Your objective –
Return a copy of each line that holds the string "with".

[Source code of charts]
# # # # # # #

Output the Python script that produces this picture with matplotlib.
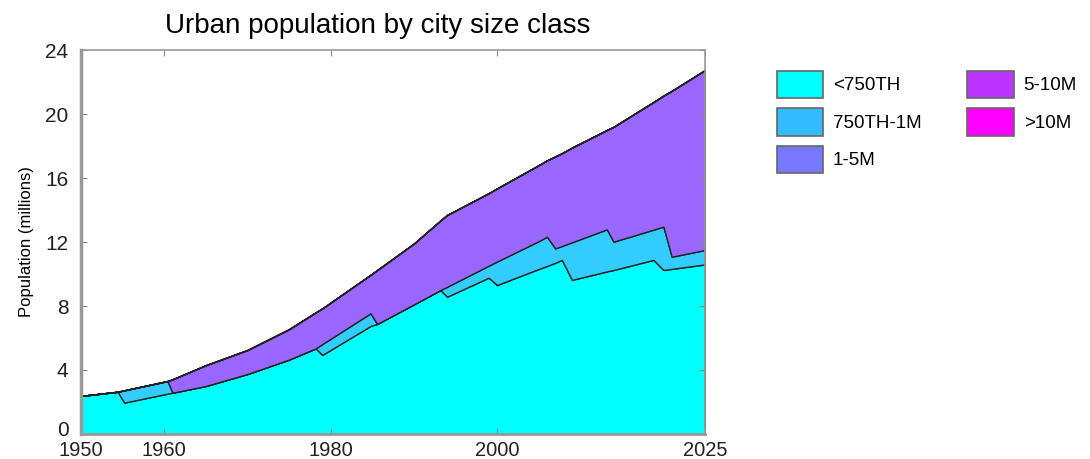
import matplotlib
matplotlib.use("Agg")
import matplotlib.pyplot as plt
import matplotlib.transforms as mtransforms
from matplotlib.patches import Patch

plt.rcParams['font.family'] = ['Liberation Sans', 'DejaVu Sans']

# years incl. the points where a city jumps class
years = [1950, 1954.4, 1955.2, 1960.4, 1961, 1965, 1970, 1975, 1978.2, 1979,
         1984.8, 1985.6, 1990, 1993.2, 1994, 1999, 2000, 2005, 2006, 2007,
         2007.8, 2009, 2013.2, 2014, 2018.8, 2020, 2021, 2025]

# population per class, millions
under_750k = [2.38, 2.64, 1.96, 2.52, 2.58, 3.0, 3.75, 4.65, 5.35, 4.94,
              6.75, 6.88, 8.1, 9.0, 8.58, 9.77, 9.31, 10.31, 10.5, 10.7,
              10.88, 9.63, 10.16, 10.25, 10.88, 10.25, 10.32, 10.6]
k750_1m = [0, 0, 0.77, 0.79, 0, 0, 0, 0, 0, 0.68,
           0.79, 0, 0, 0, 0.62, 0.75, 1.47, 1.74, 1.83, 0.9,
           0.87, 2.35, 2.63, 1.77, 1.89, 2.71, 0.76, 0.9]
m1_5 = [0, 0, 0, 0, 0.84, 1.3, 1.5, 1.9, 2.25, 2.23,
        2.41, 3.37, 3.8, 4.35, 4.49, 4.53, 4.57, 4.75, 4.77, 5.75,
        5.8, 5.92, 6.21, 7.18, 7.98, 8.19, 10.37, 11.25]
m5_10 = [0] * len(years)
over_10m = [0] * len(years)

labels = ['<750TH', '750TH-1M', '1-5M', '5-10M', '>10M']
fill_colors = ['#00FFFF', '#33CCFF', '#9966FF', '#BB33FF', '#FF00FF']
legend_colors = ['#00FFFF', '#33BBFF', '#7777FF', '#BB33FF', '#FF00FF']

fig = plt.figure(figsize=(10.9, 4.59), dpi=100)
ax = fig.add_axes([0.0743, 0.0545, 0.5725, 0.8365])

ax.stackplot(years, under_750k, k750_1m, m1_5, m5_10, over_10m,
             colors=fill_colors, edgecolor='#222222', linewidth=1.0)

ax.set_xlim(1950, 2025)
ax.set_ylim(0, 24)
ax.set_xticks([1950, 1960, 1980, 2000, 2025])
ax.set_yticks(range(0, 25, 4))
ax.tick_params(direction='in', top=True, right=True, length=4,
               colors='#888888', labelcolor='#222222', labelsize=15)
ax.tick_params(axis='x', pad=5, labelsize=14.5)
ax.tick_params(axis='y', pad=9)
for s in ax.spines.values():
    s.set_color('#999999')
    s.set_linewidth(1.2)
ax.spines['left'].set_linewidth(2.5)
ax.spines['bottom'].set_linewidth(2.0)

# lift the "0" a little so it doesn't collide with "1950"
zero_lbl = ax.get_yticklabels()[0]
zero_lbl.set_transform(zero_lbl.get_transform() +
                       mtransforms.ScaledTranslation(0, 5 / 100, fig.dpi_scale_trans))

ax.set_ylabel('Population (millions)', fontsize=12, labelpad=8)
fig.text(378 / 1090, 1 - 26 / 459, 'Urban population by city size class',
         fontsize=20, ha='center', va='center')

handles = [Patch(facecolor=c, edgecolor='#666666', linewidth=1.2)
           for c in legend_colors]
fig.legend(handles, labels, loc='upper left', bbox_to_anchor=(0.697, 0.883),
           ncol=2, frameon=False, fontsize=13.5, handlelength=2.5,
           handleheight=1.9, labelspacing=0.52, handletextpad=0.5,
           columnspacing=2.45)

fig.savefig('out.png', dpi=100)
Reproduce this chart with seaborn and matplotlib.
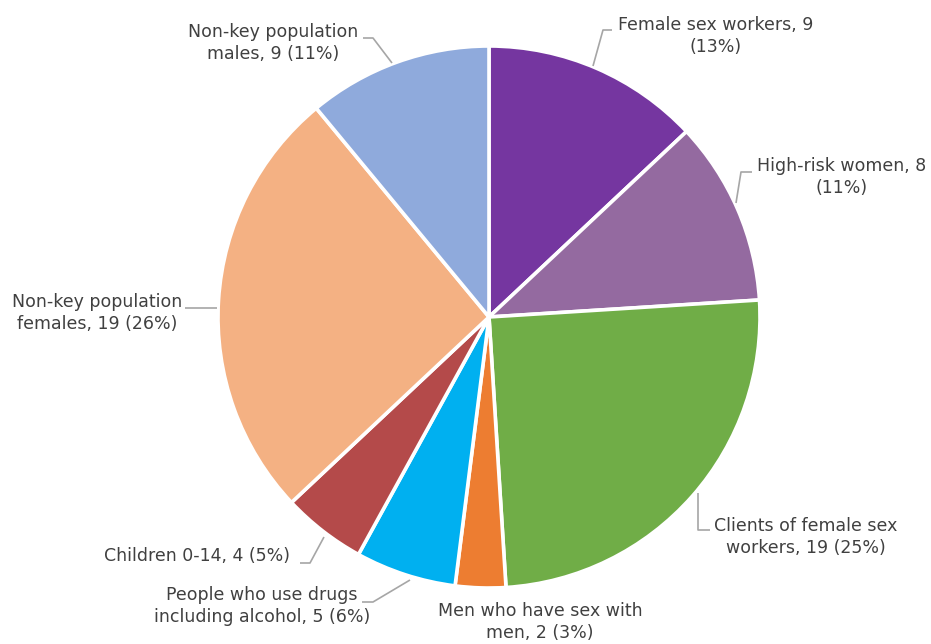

# # # # # # #

Exercise result –
Output the Python script that produces this picture with matplotlib.
# lift the "0" a little so it doesn't collide with "1950"
Reproduce this chart with seaborn and matplotlib.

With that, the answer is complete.